** Start of GIVEN MATERIAL **

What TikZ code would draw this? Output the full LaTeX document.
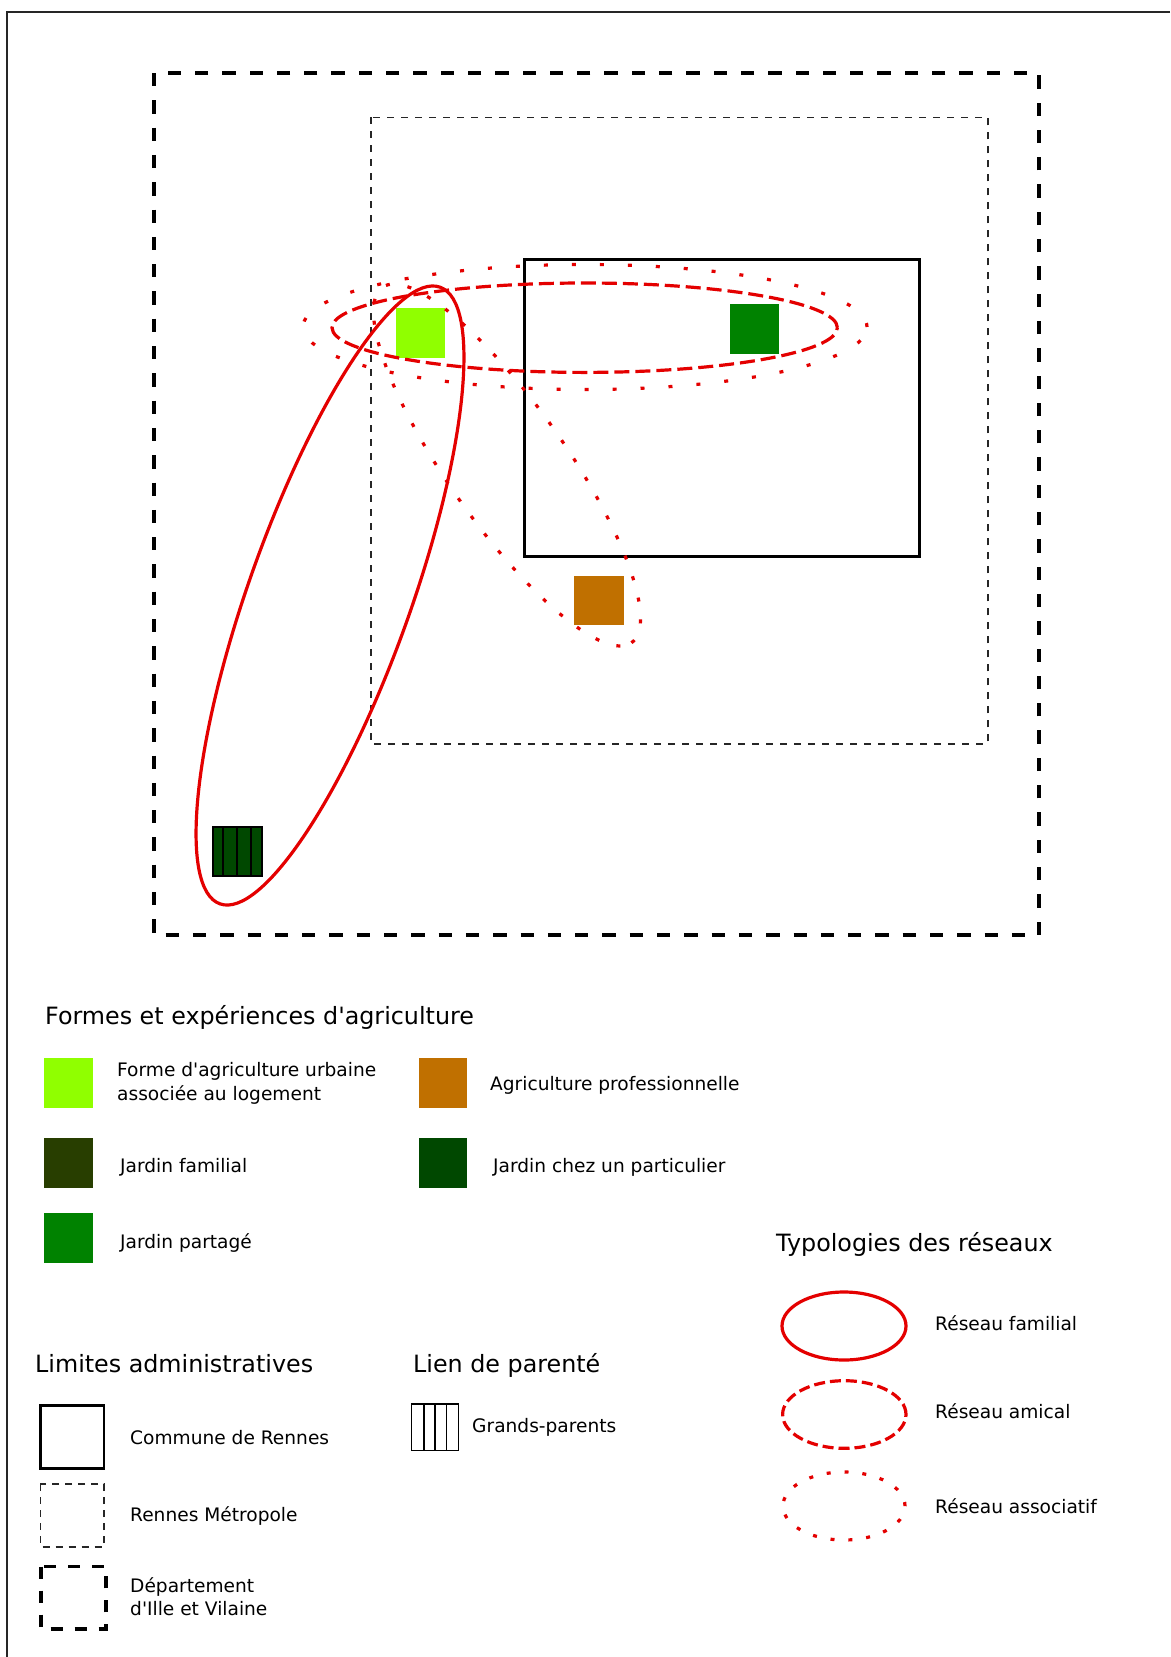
\documentclass[tikz,border=0pt]{standalone}
\usepackage{fontspec}
\setmainfont{DejaVu Sans}[Ligatures=TeXOff]
\definecolor{netred}{RGB}{228,0,0}
\definecolor{agurb}{RGB}{144,255,0}
\definecolor{agpart}{RGB}{0,130,0}
\definecolor{agpro}{RGB}{192,112,0}
\definecolor{agfam}{RGB}{40,62,0}
\definecolor{agpartic}{RGB}{0,72,0}
\begin{document}
\begin{tikzpicture}[x=1pt,y=-1pt,
  lbl/.style={anchor=base west, inner sep=0pt, font=\fontsize{18.6}{22}\selectfont},
  ttl/.style={anchor=base west, inner sep=0pt, font=\fontsize{23.8}{28}\selectfont},
  reseaufam/.style={draw=netred, line width=3.2pt},
  reseauami/.style={draw=netred, line width=3.2pt, dash pattern=on 15pt off 6pt},
  reseauasso/.style={draw=netred, line width=3.2pt, dash pattern=on 4pt off 24pt},
  reseauassob/.style={draw=netred, line width=3.2pt, dash pattern=on 4pt off 18pt},
  commune/.style={draw=black, line width=2.5pt},
  metro/.style={draw=black!85, line width=1.6pt, dash pattern=on 7pt off 7pt},
  dept/.style={draw=black, line width=3.4pt, dash pattern=on 13.3pt off 14pt},
  hatchbox/.style={draw=black, line width=1.5pt}
]
\useasboundingbox (0,0) rectangle (1170,1657);
\fill[white] (0,0) rectangle (1170,1657);
% outer frame
\draw[line width=2pt, black!85] (1170,11.7) -- (7.3,11.7) -- (7.3,1657);

% administrative limits (map)
\draw[dept] (154,73) rectangle (1039,935);
\draw[metro] (371,117.3) rectangle (987.7,744);
\draw[commune] (524.5,259.5) rectangle (919.5,556.5);

% map squares
\fill[agurb] (396,308) rectangle (445,358);
\fill[agpart] (730,304) rectangle (779,354);
\fill[agpro] (574,575.5) rectangle (623.5,625);
\filldraw[fill=agpartic, hatchbox, line width=2pt] (213,827) rectangle (261.5,875.5);
\draw[hatchbox, line width=2pt] (223.3,827) -- (223.3,875.5);
\draw[hatchbox, line width=2pt] (237.3,827) -- (237.3,875.5);
\draw[hatchbox, line width=2pt] (251.3,827) -- (251.3,875.5);

% networks
\draw[reseaufam, rotate around={70.35:(330,595.5)}] (330,595.5) ellipse [x radius=327.4pt, y radius=81pt];
\draw[reseauami] (584.7,327.7) ellipse [x radius=252.7pt, y radius=44.7pt];
\draw[reseauasso] (585,327) ellipse [x radius=282pt, y radius=62.5pt];
\draw[reseauassob, rotate around={-55:(507,465)}] (507,465) ellipse [x radius=217pt, y radius=59pt];

% legend: formes
\node[ttl] (tformes) at (45,1024) {Formes et expériences d'agriculture};
\fill[agurb] (44,1058) rectangle (92.5,1108);
\node[lbl] (lurb1) at (117,1076.7) {Forme d'agriculture urbaine};
\node[lbl] (lurb2) at (117,1100) {associée au logement};
\fill[agpro] (418.5,1058) rectangle (467,1108);
\node[lbl] (lpro) at (490,1090) {Agriculture professionnelle};
\fill[agfam] (44,1138) rectangle (92.5,1188);
\node[lbl] (lfam) at (120,1172) {Jardin familial};
\fill[agpartic] (418.5,1138) rectangle (467,1188);
\node[lbl] (lpartic) at (493,1172) {Jardin chez un particulier};
\fill[agpart] (44,1213) rectangle (92.5,1263);
\node[lbl] (lpart) at (120,1248) {Jardin partagé};

% legend: reseaux
\node[ttl] (treseaux) at (776,1251.7) {Typologies des réseaux};
\draw[reseaufam] (844,1326) ellipse [x radius=62pt, y radius=34pt];
\node[lbl] (lrfam) at (935,1330) {Réseau familial};
\draw[reseauami, dash pattern=on 11pt off 5pt] (844.3,1414.5) ellipse [x radius=61.7pt, y radius=33.8pt];
\node[lbl] (lrami) at (935,1418) {Réseau amical};
\draw[reseauasso, dash pattern=on 4pt off 13.9pt] (844,1506) ellipse [x radius=61pt, y radius=34pt];
\node[lbl] (lrasso) at (935,1513) {Réseau associatif};

% legend: limites
\node[ttl] (tlimites) at (35,1372) {Limites administratives};
\draw[commune] (40.4,1405.7) rectangle (104,1468.7);
\node[lbl] (lcommune) at (130,1444) {Commune de Rennes};
\draw[metro, dash pattern=on 7pt off 6pt] (40.4,1484) rectangle (104,1546.7);
\node[lbl] (lmetro) at (130,1521.7) {Rennes Métropole};
\draw[dept, dash pattern=on 12pt off 12pt] (41,1566.7) rectangle (106,1629);
\node[lbl] (ldept1) at (130,1592) {Département};
\node[lbl] (ldept2) at (130,1615.7) {d'Ille et Vilaine};

% legend: parente
\node[ttl] (tparente) at (413,1372) {Lien de parenté};
\draw[hatchbox] (411.7,1404) rectangle (458.7,1450.7);
\draw[hatchbox] (423.8,1404) -- (423.8,1450.7);
\draw[hatchbox] (435,1404) -- (435,1450.7);
\draw[hatchbox] (446.6,1404) -- (446.6,1450.7);
\node[lbl] (lgp) at (472,1432) {Grands-parents};
\end{tikzpicture}
\end{document}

** End of GIVEN MATERIAL **

▶ _YOUR INSTRUCTIONS_: Keep the pictures out of the copy and return the rest of the data above exactly.

▶ _SOLUTION TO THE EXERCISE_:
What TikZ code would draw this? Output the full LaTeX document.
\documentclass[tikz,border=0pt]{standalone}
\usepackage{fontspec}
\setmainfont{DejaVu Sans}[Ligatures=TeXOff]
\definecolor{netred}{RGB}{228,0,0}
\definecolor{agurb}{RGB}{144,255,0}
\definecolor{agpart}{RGB}{0,130,0}
\definecolor{agpro}{RGB}{192,112,0}
\definecolor{agfam}{RGB}{40,62,0}
\definecolor{agpartic}{RGB}{0,72,0}
\begin{document}
\begin{tikzpicture}[x=1pt,y=-1pt,
  lbl/.style={anchor=base west, inner sep=0pt, font=\fontsize{18.6}{22}\selectfont},
  ttl/.style={anchor=base west, inner sep=0pt, font=\fontsize{23.8}{28}\selectfont},
  reseaufam/.style={draw=netred, line width=3.2pt},
  reseauami/.style={draw=netred, line width=3.2pt, dash pattern=on 15pt off 6pt},
  reseauasso/.style={draw=netred, line width=3.2pt, dash pattern=on 4pt off 24pt},
  reseauassob/.style={draw=netred, line width=3.2pt, dash pattern=on 4pt off 18pt},
  commune/.style={draw=black, line width=2.5pt},
  metro/.style={draw=black!85, line width=1.6pt, dash pattern=on 7pt off 7pt},
  dept/.style={draw=black, line width=3.4pt, dash pattern=on 13.3pt off 14pt},
  hatchbox/.style={draw=black, line width=1.5pt}
]
\useasboundingbox (0,0) rectangle (1170,1657);
\fill[white] (0,0) rectangle (1170,1657);
% outer frame
\draw[line width=2pt, black!85] (1170,11.7) -- (7.3,11.7) -- (7.3,1657);

% administrative limits (map)
\draw[dept] (154,73) rectangle (1039,935);
\draw[metro] (371,117.3) rectangle (987.7,744);
\draw[commune] (524.5,259.5) rectangle (919.5,556.5);

% map squares
\fill[agurb] (396,308) rectangle (445,358);
\fill[agpart] (730,304) rectangle (779,354);
\fill[agpro] (574,575.5) rectangle (623.5,625);
\filldraw[fill=agpartic, hatchbox, line width=2pt] (213,827) rectangle (261.5,875.5);
\draw[hatchbox, line width=2pt] (223.3,827) -- (223.3,875.5);
\draw[hatchbox, line width=2pt] (237.3,827) -- (237.3,875.5);
\draw[hatchbox, line width=2pt] (251.3,827) -- (251.3,875.5);

% networks
\draw[reseaufam, rotate around={70.35:(330,595.5)}] (330,595.5) ellipse [x radius=327.4pt, y radius=81pt];
\draw[reseauami] (584.7,327.7) ellipse [x radius=252.7pt, y radius=44.7pt];
\draw[reseauasso] (585,327) ellipse [x radius=282pt, y radius=62.5pt];
\draw[reseauassob, rotate around={-55:(507,465)}] (507,465) ellipse [x radius=217pt, y radius=59pt];

% legend: formes
\node[ttl] (tformes) at (45,1024) {Formes et expériences d'agriculture};
\fill[agurb] (44,1058) rectangle (92.5,1108);
\node[lbl] (lurb1) at (117,1076.7) {Forme d'agriculture urbaine};
\node[lbl] (lurb2) at (117,1100) {associée au logement};
\fill[agpro] (418.5,1058) rectangle (467,1108);
\node[lbl] (lpro) at (490,1090) {Agriculture professionnelle};
\fill[agfam] (44,1138) rectangle (92.5,1188);
\node[lbl] (lfam) at (120,1172) {Jardin familial};
\fill[agpartic] (418.5,1138) rectangle (467,1188);
\node[lbl] (lpartic) at (493,1172) {Jardin chez un particulier};
\fill[agpart] (44,1213) rectangle (92.5,1263);
\node[lbl] (lpart) at (120,1248) {Jardin partagé};

% legend: reseaux
\node[ttl] (treseaux) at (776,1251.7) {Typologies des réseaux};
\draw[reseaufam] (844,1326) ellipse [x radius=62pt, y radius=34pt];
\node[lbl] (lrfam) at (935,1330) {Réseau familial};
\draw[reseauami, dash pattern=on 11pt off 5pt] (844.3,1414.5) ellipse [x radius=61.7pt, y radius=33.8pt];
\node[lbl] (lrami) at (935,1418) {Réseau amical};
\draw[reseauasso, dash pattern=on 4pt off 13.9pt] (844,1506) ellipse [x radius=61pt, y radius=34pt];
\node[lbl] (lrasso) at (935,1513) {Réseau associatif};

% legend: limites
\node[ttl] (tlimites) at (35,1372) {Limites administratives};
\draw[commune] (40.4,1405.7) rectangle (104,1468.7);
\node[lbl] (lcommune) at (130,1444) {Commune de Rennes};
\draw[metro, dash pattern=on 7pt off 6pt] (40.4,1484) rectangle (104,1546.7);
\node[lbl] (lmetro) at (130,1521.7) {Rennes Métropole};
\draw[dept, dash pattern=on 12pt off 12pt] (41,1566.7) rectangle (106,1629);
\node[lbl] (ldept1) at (130,1592) {Département};
\node[lbl] (ldept2) at (130,1615.7) {d'Ille et Vilaine};

% legend: parente
\node[ttl] (tparente) at (413,1372) {Lien de parenté};
\draw[hatchbox] (411.7,1404) rectangle (458.7,1450.7);
\draw[hatchbox] (423.8,1404) -- (423.8,1450.7);
\draw[hatchbox] (435,1404) -- (435,1450.7);
\draw[hatchbox] (446.6,1404) -- (446.6,1450.7);
\node[lbl] (lgp) at (472,1432) {Grands-parents};
\end{tikzpicture}
\end{document}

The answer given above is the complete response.